You as the user are actually telling tensorflow which operations to run. During training, you typically tell tensorflow to execute operations that are provided by an optimizer. This looks something like this:
opt = tf.train.GradientDescentOptimizer(0.01)
train_step = opt.minimize(loss) #
for i in range(100):
sess.run(train_step, feed_dict=...)
Calling opt.minimize adds to the computation graphs the gradients w.r.t. the trainable variables as well as operations that update the variables using the gradients. train_step is in fact these update operations grouped using tf.group. If you (the user) run train_step, tensorflow figures out what parts of the computation graph it needs to run in order to execute these desired operations.

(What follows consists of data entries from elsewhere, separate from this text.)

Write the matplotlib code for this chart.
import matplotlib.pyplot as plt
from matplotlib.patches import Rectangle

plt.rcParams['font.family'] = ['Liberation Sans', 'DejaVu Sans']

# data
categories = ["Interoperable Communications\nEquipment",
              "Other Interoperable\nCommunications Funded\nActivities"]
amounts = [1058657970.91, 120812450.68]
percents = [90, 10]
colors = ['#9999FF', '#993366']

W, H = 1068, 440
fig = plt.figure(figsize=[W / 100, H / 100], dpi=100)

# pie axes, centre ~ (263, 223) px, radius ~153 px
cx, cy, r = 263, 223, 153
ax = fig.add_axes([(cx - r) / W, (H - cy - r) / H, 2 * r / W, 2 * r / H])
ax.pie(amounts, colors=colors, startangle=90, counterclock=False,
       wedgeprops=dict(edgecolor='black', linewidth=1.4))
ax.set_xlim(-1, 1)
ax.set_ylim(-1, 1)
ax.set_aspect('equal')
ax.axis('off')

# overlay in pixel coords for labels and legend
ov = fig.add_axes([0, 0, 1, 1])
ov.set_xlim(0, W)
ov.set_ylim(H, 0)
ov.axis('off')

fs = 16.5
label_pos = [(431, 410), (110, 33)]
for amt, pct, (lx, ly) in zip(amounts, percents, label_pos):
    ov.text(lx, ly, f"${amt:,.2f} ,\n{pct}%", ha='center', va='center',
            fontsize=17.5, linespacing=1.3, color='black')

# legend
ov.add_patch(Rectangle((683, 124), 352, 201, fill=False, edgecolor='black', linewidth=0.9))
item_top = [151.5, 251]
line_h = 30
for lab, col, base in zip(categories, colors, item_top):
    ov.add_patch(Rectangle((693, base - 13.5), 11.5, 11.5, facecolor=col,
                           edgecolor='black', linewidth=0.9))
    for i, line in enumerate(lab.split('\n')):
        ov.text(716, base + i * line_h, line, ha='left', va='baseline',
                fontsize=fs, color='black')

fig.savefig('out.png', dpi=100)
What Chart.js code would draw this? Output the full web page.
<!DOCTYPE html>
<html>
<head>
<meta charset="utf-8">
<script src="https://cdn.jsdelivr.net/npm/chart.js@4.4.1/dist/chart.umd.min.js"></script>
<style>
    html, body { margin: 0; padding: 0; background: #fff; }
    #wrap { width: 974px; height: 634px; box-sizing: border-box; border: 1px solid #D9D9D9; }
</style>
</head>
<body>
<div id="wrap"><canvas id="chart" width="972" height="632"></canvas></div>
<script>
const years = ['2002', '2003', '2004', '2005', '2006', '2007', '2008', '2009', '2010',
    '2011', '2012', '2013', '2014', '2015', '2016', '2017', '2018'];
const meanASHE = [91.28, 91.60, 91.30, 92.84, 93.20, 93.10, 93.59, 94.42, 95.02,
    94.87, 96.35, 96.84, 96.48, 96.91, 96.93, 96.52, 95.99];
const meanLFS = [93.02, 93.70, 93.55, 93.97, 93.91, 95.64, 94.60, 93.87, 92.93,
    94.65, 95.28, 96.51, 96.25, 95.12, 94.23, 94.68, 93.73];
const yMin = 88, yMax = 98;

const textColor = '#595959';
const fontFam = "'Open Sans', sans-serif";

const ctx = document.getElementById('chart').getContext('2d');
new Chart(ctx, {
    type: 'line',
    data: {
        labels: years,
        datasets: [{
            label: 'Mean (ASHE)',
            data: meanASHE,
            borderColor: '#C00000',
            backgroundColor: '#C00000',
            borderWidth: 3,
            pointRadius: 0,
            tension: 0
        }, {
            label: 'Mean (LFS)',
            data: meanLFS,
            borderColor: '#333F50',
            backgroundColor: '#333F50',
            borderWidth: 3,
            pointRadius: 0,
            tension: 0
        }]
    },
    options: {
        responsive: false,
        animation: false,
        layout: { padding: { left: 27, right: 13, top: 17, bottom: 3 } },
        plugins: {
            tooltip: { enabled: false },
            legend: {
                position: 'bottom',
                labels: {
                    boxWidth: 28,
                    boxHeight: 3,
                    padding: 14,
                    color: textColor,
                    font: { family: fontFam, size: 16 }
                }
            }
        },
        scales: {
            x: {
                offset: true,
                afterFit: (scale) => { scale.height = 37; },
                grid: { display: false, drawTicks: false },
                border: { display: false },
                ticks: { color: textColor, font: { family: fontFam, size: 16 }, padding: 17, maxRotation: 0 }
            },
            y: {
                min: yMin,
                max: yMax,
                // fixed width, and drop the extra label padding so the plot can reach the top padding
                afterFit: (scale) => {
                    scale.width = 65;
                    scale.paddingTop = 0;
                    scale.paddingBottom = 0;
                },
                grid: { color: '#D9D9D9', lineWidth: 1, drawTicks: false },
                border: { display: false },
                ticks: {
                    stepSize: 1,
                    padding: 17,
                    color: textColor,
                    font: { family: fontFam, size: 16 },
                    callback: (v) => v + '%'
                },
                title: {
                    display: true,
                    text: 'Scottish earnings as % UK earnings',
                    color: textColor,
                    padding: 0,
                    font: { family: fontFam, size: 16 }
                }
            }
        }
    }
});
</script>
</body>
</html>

Likewise, if you do something like sess.run(fetches=loss, feed_dict=...), you are asking tensorflow to execute all operations in the graph that are necessary to compute loss.

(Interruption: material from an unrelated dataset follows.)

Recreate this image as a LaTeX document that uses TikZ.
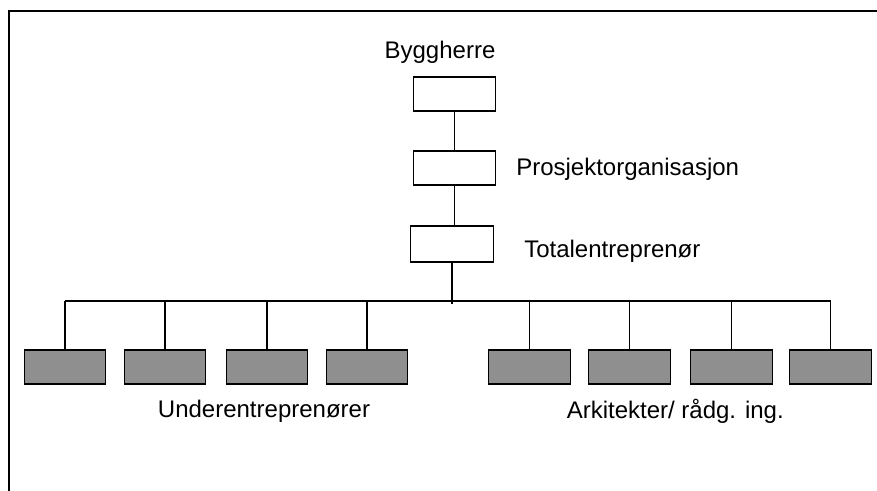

Finally, initialization operations like the one in weightsLayer1 = tf.Variable(tf.truncated_normal([nInputUnits, nOutputUnits])) are usually run by sess.run(tf.initialize_all_variables()).
Edit: After re-reading your question, I want to be more clear about one aspect. No operations are actually executed by the graph definition code you provided. Tensorflow operations are executed if and only if you start a session and request the execution of parts of your graph. As stated above, that includes the initialization operations.